Hays hits the theme hard; understandably so given the scholarly environment in which he writes. That said, or perhaps because of it, I think Hays at a couple of points pushes the Biblical evidence too enthusiastically. That is, it seems to me that he argues for Jesus’ divinity in a couple of passages that don’t really support it.
For example, discussing Jesus walking on the water in Matthew 14 and Mark 6, Hays writes, “the storm-stilling and the water-walking – rest on a common OT substratum: there is only One who can command the wind and storm, only One who can stride across the waves.”
To be sure, there is One who ultimately commands, but it seems to me we see human agency related to controlling otherwise natural phenomena in the OT Scriptures that I’m unsure authority over water and storms is sufficient to demonstrate divinity. To wit, Moses raises his hands and brings hail and thunder to Egypt (Ex 9), and darkness (Ex 10). He also parts the Red Sea (Ex 14). So, too, Joshua parts the Jordan (Josh 3) and halts the course of the sun (Josh 10). Elijah commands the rain (or lack thereof, 1 Kings 17). While all exercised divine power in these events, none is divine.
Further, in the context of Matthew 14, I’m still inclined to take the disciples’ confession that Jesus is God’s son to be more of an Adamic/Kingly ascription by the disciples than one of divinity (cf., Luke 3.38, Ps 2). This is to take nothing from Jesus’ uniqueness or his actual divinity. But he is also the greater Moses, the greater Joshua, and the greater Elijah; he is the true, renewed Adam. I’m inclined to think that’s what Matthew and Mark are trying to teach us here.
Similarly, Hays takes Luke to argue that Gabriel telling Mary that Jesus is to be “called the Son of the Most High God” suggests divinity rather than kingship. Yet the conclusion of that sentence is all about kingship, “and the Lord God will give him the throne of his father David; and he will reign over the house of Jacob forever, and his kingdom will have no end.” Similarly, being conceived, or created, by the Spirit again to me suggests an Adamic echo rather than a divine one.
While I agree entirely on the overall point regarding Biblical evidence for Jesus’s divinity, in his enthusiasm to press the case, I think that Hays presses some of the evidence harder than it will stand.

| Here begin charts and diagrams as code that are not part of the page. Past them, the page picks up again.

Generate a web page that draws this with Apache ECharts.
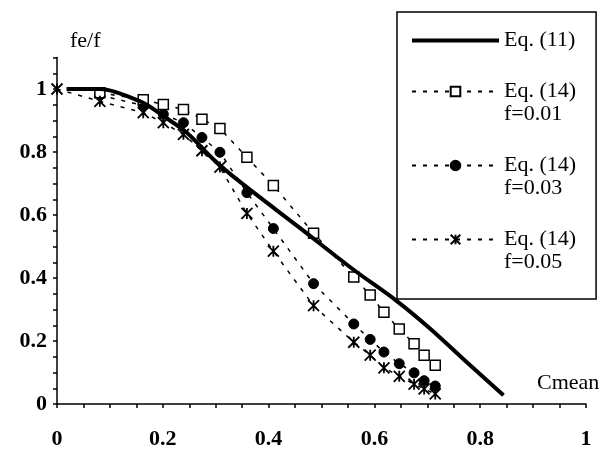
<!DOCTYPE html>
<html>
<head>
<meta charset="utf-8">
<script src="https://cdn.jsdelivr.net/npm/echarts@6/dist/echarts.min.js"></script>
<style>
  html, body { margin: 0; padding: 0; background: #fff; }
  #chart { width: 612px; height: 450px; }
</style>
</head>
<body>
<div id="chart"></div>
<script>
// values
var eq11X = [0.018, 0.081, 0.163, 0.201, 0.245, 0.295, 0.346, 0.459, 0.56, 0.64, 0.705, 0.77, 0.844];
var eq11Y = [1.0, 1.0, 0.956, 0.914, 0.862, 0.778, 0.705, 0.559, 0.427, 0.33, 0.24, 0.14, 0.028];

// the f=0.05 series also has the point at Cmean=0
var cmean = [0.081, 0.163, 0.201, 0.239, 0.274, 0.308, 0.359, 0.409, 0.485, 0.561, 0.592, 0.618, 0.647, 0.675, 0.694, 0.715];
var f001 = [0.988, 0.966, 0.951, 0.935, 0.904, 0.875, 0.783, 0.694, 0.542, 0.403, 0.346, 0.291, 0.238, 0.191, 0.155, 0.123];
var f003 = [0.98, 0.948, 0.92, 0.893, 0.846, 0.799, 0.671, 0.557, 0.382, 0.254, 0.205, 0.165, 0.128, 0.099, 0.074, 0.057];
var f005 = [1, 0.961, 0.925, 0.893, 0.856, 0.804, 0.752, 0.605, 0.485, 0.312, 0.196, 0.155, 0.115, 0.088, 0.063, 0.048, 0.032];

var names = ["Eq. (11)", "Eq. (14)\nf=0.01", "Eq. (14)\nf=0.03", "Eq. (14)\nf=0.05"];

function pairs(xs, ys) {
  return xs.map(function (x, i) { return [x, ys[i]]; });
}
function every02(v) {
  var r = Math.round(v * 100) / 100;
  return Math.abs(r / 0.2 - Math.round(r / 0.2)) < 1e-6 ? String(r) : "";
}

var serif = "Liberation Serif";
var dotted = { color: "#000", width: 1.5, type: [4, 7] };
var star = "path://M0,0L10,10M10,0L0,10M5,0L5,10";

var chart = echarts.init(document.getElementById("chart"));
chart.setOption({
  animation: false,
  backgroundColor: "#fff",
  grid: { left: 57, right: 26, top: 57.5, bottom: 42.5 },
  legend: {
    data: [
      { name: names[0], itemStyle: { opacity: 0 }, lineStyle: { width: 4 } },
      names[1], names[2], names[3]
    ],
    orient: "vertical",
    left: 397,
    top: 12,
    selectedMode: false,
    borderColor: "#000",
    borderWidth: 1.5,
    padding: [17, 20, 25, 13],
    itemGap: 5,
    itemWidth: 87,
    itemHeight: 12,
    formatter: function (name) {
      return name.indexOf("\n") >= 0 ? "\n" + name : name;
    },
    textStyle: { fontFamily: serif, fontSize: 22, color: "#000", lineHeight: 23 }
  },
  xAxis: {
    type: "value",
    min: 0,
    max: 1,
    interval: 0.05,
    name: "Cmean",
    nameLocation: "end",
    nameGap: -49,
    nameTextStyle: { fontFamily: serif, fontSize: 22, color: "#000", verticalAlign: "bottom", padding: [0, 0, 10, 0] },
    axisLine: { lineStyle: { color: "#000", width: 1.5 } },
    axisTick: { length: 4, lineStyle: { color: "#000", width: 1.5 } },
    axisLabel: { margin: 24, formatter: every02, fontFamily: serif, fontSize: 22, fontWeight: "bold", color: "#000" },
    splitLine: { show: false }
  },
  yAxis: {
    type: "value",
    min: 0,
    max: 1.1,
    interval: 0.05,
    name: "fe/f",
    nameLocation: "end",
    nameGap: 5,
    nameTextStyle: { fontFamily: serif, fontSize: 22, color: "#000", align: "left", padding: [0, 0, 0, 13] },
    axisLine: { lineStyle: { color: "#000", width: 1.5 } },
    axisTick: { length: 4, lineStyle: { color: "#000", width: 1.5 } },
    axisLabel: { margin: 10, formatter: every02, fontFamily: serif, fontSize: 22, fontWeight: "bold", color: "#000" },
    splitLine: { show: false }
  },
  series: [
    {
      name: names[0],
      type: "line",
      symbol: "none",
      smooth: 0.3,
      lineStyle: { color: "#000", width: 4 },
      itemStyle: { color: "#000" },
      data: pairs(eq11X, eq11Y),
      z: 4
    },
    {
      name: names[2],
      type: "line",
      symbol: "circle",
      symbolSize: 10,
      lineStyle: dotted,
      itemStyle: { color: "#000", borderColor: "#000", borderWidth: 1 },
      data: pairs(cmean, f003),
      z: 2
    },
    {
      name: names[1],
      type: "line",
      symbol: "rect",
      symbolSize: 10,
      lineStyle: dotted,
      itemStyle: { color: "#fff", borderColor: "#000", borderWidth: 1.5 },
      data: pairs(cmean, f001),
      z: 3
    },
    {
      name: names[3],
      type: "line",
      symbol: star,
      symbolSize: 11,
      lineStyle: dotted,
      itemStyle: { color: "#000", borderColor: "#000", borderWidth: 1.8 },
      data: pairs([0].concat(cmean), f005),
      z: 3
    }
  ]
});
</script>
</body>
</html>
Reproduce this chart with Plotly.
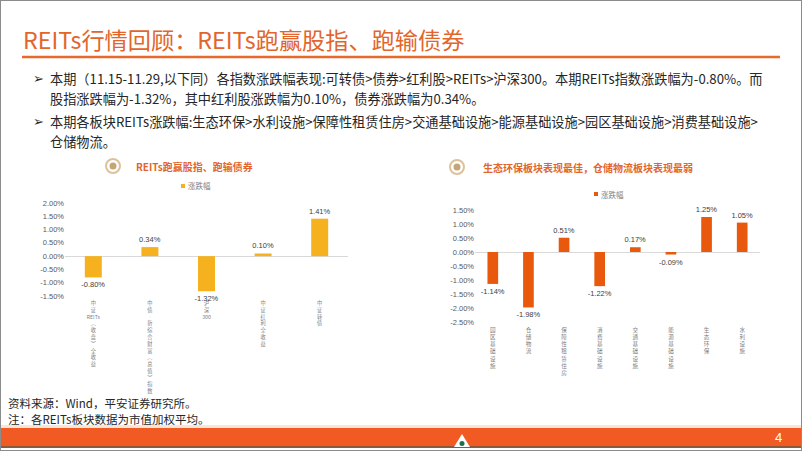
import re
import plotly.graph_objects as go

W, H = 802, 451

CJK = "Noto Sans CJK SC"
NUM = "Liberation Sans, Arial, sans-serif"
ORANGE = "#E2652C"

left_categories = ["中证REITs(收盘)全收益", "中债-新综合财富(总值)指数", "沪深300",
                   "中证红利全收益", "中证转债"]
left_values = [-0.80, 0.34, -1.32, 0.10, 1.41]

right_categories = ["园区基础设施", "仓储物流", "保障性租赁住房", "消费基础设施",
                    "交通基础设施", "能源基础设施", "生态环保", "水利设施"]
right_values = [-1.14, -1.98, 0.51, -1.22, 0.17, -0.09, 1.25, 1.05]

left_yticks = [-1.5, -1.0, -0.5, 0.0, 0.5, 1.0, 1.5, 2.0]
right_yticks = [-2.5, -2.0, -1.5, -1.0, -0.5, 0.0, 0.5, 1.0, 1.5]

bullets = [
    "本期（11.15-11.29,以下同）各指数涨跌幅表现:可转债>债券>红利股>REITs>沪深300。本期REITs指数涨跌幅为-0.80%。而",
    "股指涨跌幅为-1.32%，其中红利股涨跌幅为0.10%，债券涨跌幅为0.34%。",
    "本期各板块REITs涨跌幅:生态环保>水利设施>保障性租赁住房>交通基础设施>能源基础设施>园区基础设施>消费基础设施>",
    "仓储物流。",
]

VERTICAL = {"(": "︵", ")": "︶", "-": "︲"}


def stack(label):
    """Write a label top-to-bottom, one character (or latin run) per line."""
    parts = re.findall(r"[A-Za-z0-9]+|.", label)
    return "<br>".join(VERTICAL.get(p, p) for p in parts)


def X(px):
    return px / W


def Y(py):
    return 1 - py / H


fig = go.Figure()

fig.add_trace(go.Bar(
    x=left_categories, y=left_values, width=0.3,
    marker=dict(color="#F5B11E", line=dict(width=0)),
    text=[f"{v:.2f}%" for v in left_values], textposition="outside",
    textfont=dict(family=NUM, size=7.5, color="#404040"),
    cliponaxis=False, constraintext="none",
    xaxis="x", yaxis="y", showlegend=False, hoverinfo="x+y",
))

fig.add_trace(go.Bar(
    x=right_categories, y=right_values, width=0.3,
    marker=dict(color="#E8590E", line=dict(width=0)),
    text=[f"{v:.2f}%" for v in right_values], textposition="outside",
    textfont=dict(family=NUM, size=7.5, color="#404040"),
    cliponaxis=False, constraintext="none",
    xaxis="x2", yaxis="y2", showlegend=False, hoverinfo="x+y",
))

xcommon = dict(showgrid=False, showline=False, ticks="", tickangle=0,
               tickmode="array", fixedrange=True, ticklabelstandoff=3)
ycommon = dict(showgrid=False, showline=False, ticks="", zeroline=True,
               zerolinecolor="#D9D9D9", zerolinewidth=1, tickmode="array",
               tickfont=dict(family=NUM, size=7.5, color="#595959"))

fig.update_layout(
    width=W, height=H,
    margin=dict(l=0, r=0, t=0, b=0),
    paper_bgcolor="white", plot_bgcolor="white",
    template="none",
    xaxis=dict(domain=[X(65), X(348)], anchor="y",
               tickvals=left_categories, ticktext=[stack(c) for c in left_categories],
               tickfont=dict(family=CJK, size=5.2, color="#7F7F7F"), **xcommon),
    yaxis=dict(domain=[Y(296), Y(203)], anchor="x", range=[-1.5, 2.0],
               tickvals=left_yticks, ticktext=[f"{v:.2f}%" for v in left_yticks],
               **ycommon),
    xaxis2=dict(domain=[X(475), X(760)], anchor="y2",
                tickvals=right_categories, ticktext=[stack(c) for c in right_categories],
                tickfont=dict(family=CJK, size=5.6, color="#7F7F7F"), **xcommon),
    yaxis2=dict(domain=[Y(322), Y(210)], anchor="x2", range=[-2.5, 1.5],
                tickvals=right_yticks, ticktext=[f"{v:.2f}%" for v in right_yticks],
                **ycommon),
)

shapes = []
annotations = []


def rect(x0, y0, x1, y1, color):
    shapes.append(dict(type="rect", xref="paper", yref="paper", x0=X(x0), x1=X(x1),
                       y0=Y(y1), y1=Y(y0), fillcolor=color, line=dict(width=0),
                       layer="below"))


def text(x, y, s, size, color="#262626", family=CJK, anchor="left"):
    annotations.append(dict(xref="paper", yref="paper", x=X(x), y=Y(y), text=s,
                            showarrow=False, xanchor=anchor, yanchor="middle",
                            font=dict(family=family, size=size, color=color)))


# heading and rule
text(21, 39, "REITs行情回顾：REITs跑赢股指、跑输债券", 23.2, ORANGE)
shapes.append(dict(type="line", xref="paper", yref="paper", x0=X(22), x1=X(780),
                   y0=Y(57), y1=Y(57), line=dict(color="#E8692C", width=2.5)))

# bullet text
for (row_y, line) in zip([78, 98, 121, 141], bullets):
    text(48, row_y, line, 13.2)
for row_y in [78, 121]:
    text(31, row_y, "➢", 13, "#262626", "DejaVu Sans")

# chart titles with round icons
for cx, cy, tx, title in [(113, 166, 134, "REITs跑赢股指、跑输债券"),
                          (457, 167, 481, "生态环保板块表现最佳，仓储物流板块表现最弱")]:
    shapes.append(dict(type="circle", xref="paper", yref="paper",
                       x0=X(cx - 7), x1=X(cx + 7), y0=Y(cy + 7), y1=Y(cy - 7),
                       fillcolor="white", line=dict(color="#DCC19C", width=2)))
    shapes.append(dict(type="circle", xref="paper", yref="paper",
                       x0=X(cx - 3.5), x1=X(cx + 3.5), y0=Y(cy + 3.5), y1=Y(cy - 3.5),
                       fillcolor="#C6A574", line=dict(width=0)))
    text(tx, cy, f"<b>{title}</b>", 10, ORANGE)

# legends
for sx, sy, color in [(181, 186, "#F5B11E"), (594, 194, "#E8590E")]:
    rect(sx, sy - 2, sx + 4, sy + 2, color)
    text(sx + 5, sy, "涨跌幅", 7.5, "#7F7F7F")

# source notes
text(6, 403, "资料来源：Wind，平安证券研究所。", 11.5)
text(6, 419, "注：各REITs板块数据为市值加权平均。", 11.5)

# footer band
rect(0, 425, W, 428, "#FCE3D3")
rect(0, 428, W, 446, "#F15A22")
rect(0, 446, W, 448, "#8A5A3C")
shapes.append(dict(type="path", xref="paper", yref="paper",
                   path=f"M {X(462)},{Y(434)} L {X(470)},{Y(447)} L {X(454)},{Y(447)} Z",
                   fillcolor="white", line=dict(width=0)))
shapes.append(dict(type="circle", xref="paper", yref="paper",
                   x0=X(459.5), x1=X(464.5), y0=Y(446), y1=Y(441),
                   fillcolor="#1E6F4C", line=dict(width=0)))
text(778, 437, "4", 13, "white", NUM, "center")

# slide frame
shapes.append(dict(type="rect", xref="paper", yref="paper", x0=0, x1=1, y0=0, y1=1,
                   fillcolor="rgba(0,0,0,0)", line=dict(color="#8C8C8C", width=2)))

fig.update_layout(shapes=shapes, annotations=annotations)

# the page body has a default 8px margin; drop it so the slide sits at 0,0
fig.write_html("out.html", config={"displayModeBar": False},
               post_script="document.body.style.margin='0';")
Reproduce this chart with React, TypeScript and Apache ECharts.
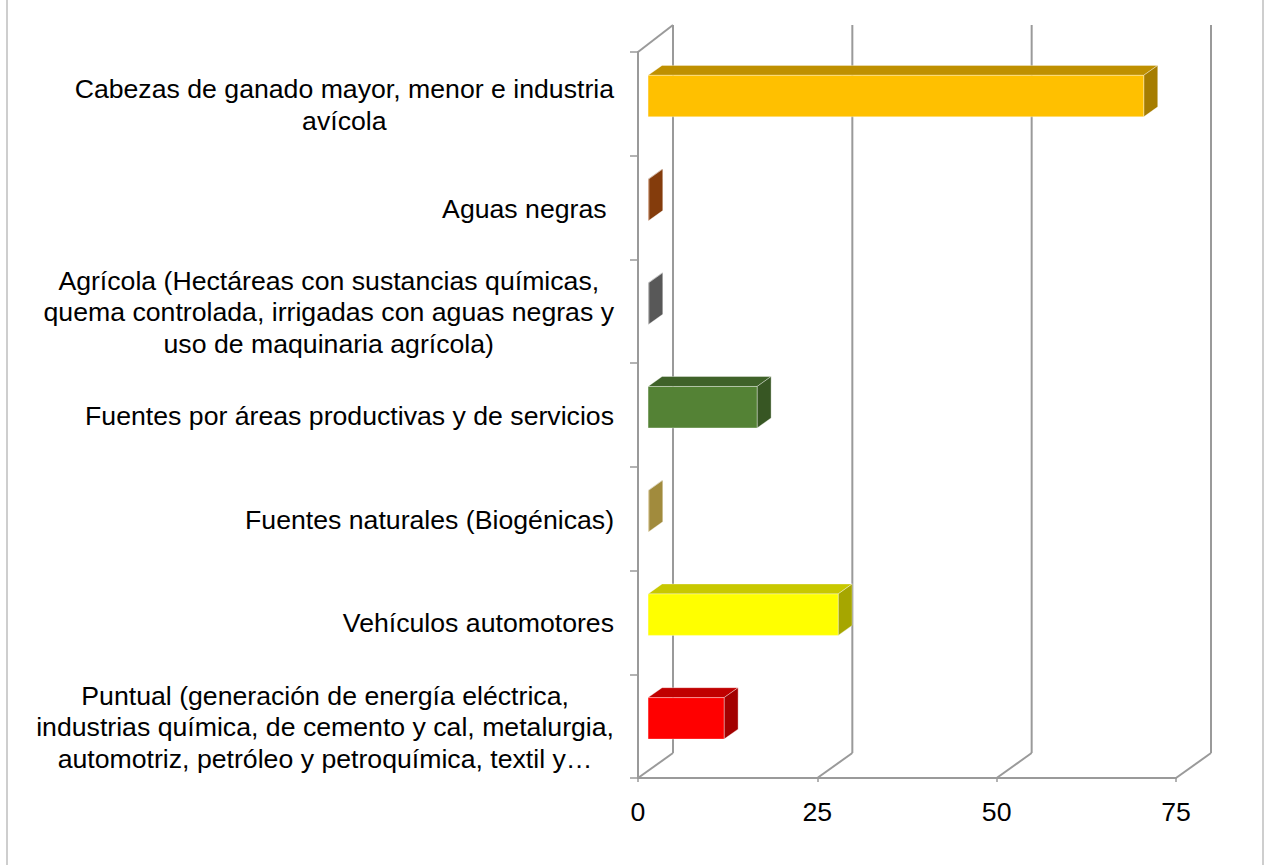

Given the brevity of the book it is probably unfair of me to whine about what Hays does not discuss. I won’t let that stop me, however, in the hopes that the more-extended treatment of the subject which Hays promises will fill in the gaps. In particular, I hope that Moses and the Torah receive extended treatment in Hays future book.
To be sure, the figural relationship between OT animal sacrifice and Jesus’s sacrifice are explicitly taught in the NT. Yet there would seem to be so much more. For example, the purity laws relating to hemorrhaging women (Lev 15) and dead bodies (Nm 19) would seem to be to provide background to Jesus’ healing of the hemorrhaging woman and the raising of Jarius’s daughter, recorded in several of the Gospels. In both cases impurity would have been communicated to the person touched by the woman and by the person entering a house in which there was a dead body. This would have necessitated exclusion from the assembly for a period of time, and until a baptism. Yet, significantly, Jesus’ miracles invert the expected outcomes: not only is Jesus not defiled by the respective contacts, instead healing and life proceed from him to the woman and to the girl. Thinking both about the purpose of those laws in the OT, and the inversion of the OT expectation by the work of Jesus, suggestively points to the profound changes Jesus brings to a fallen world.
None of this is intended to be churlish about the book at hand. It is a slender volume, but, just like Jesus’ words to the disciples on the road to Emmaus, it opens up the Scriptures, Old as well as New.
James R. Rogers is Associate Professor of Political Science at Texas A&M University.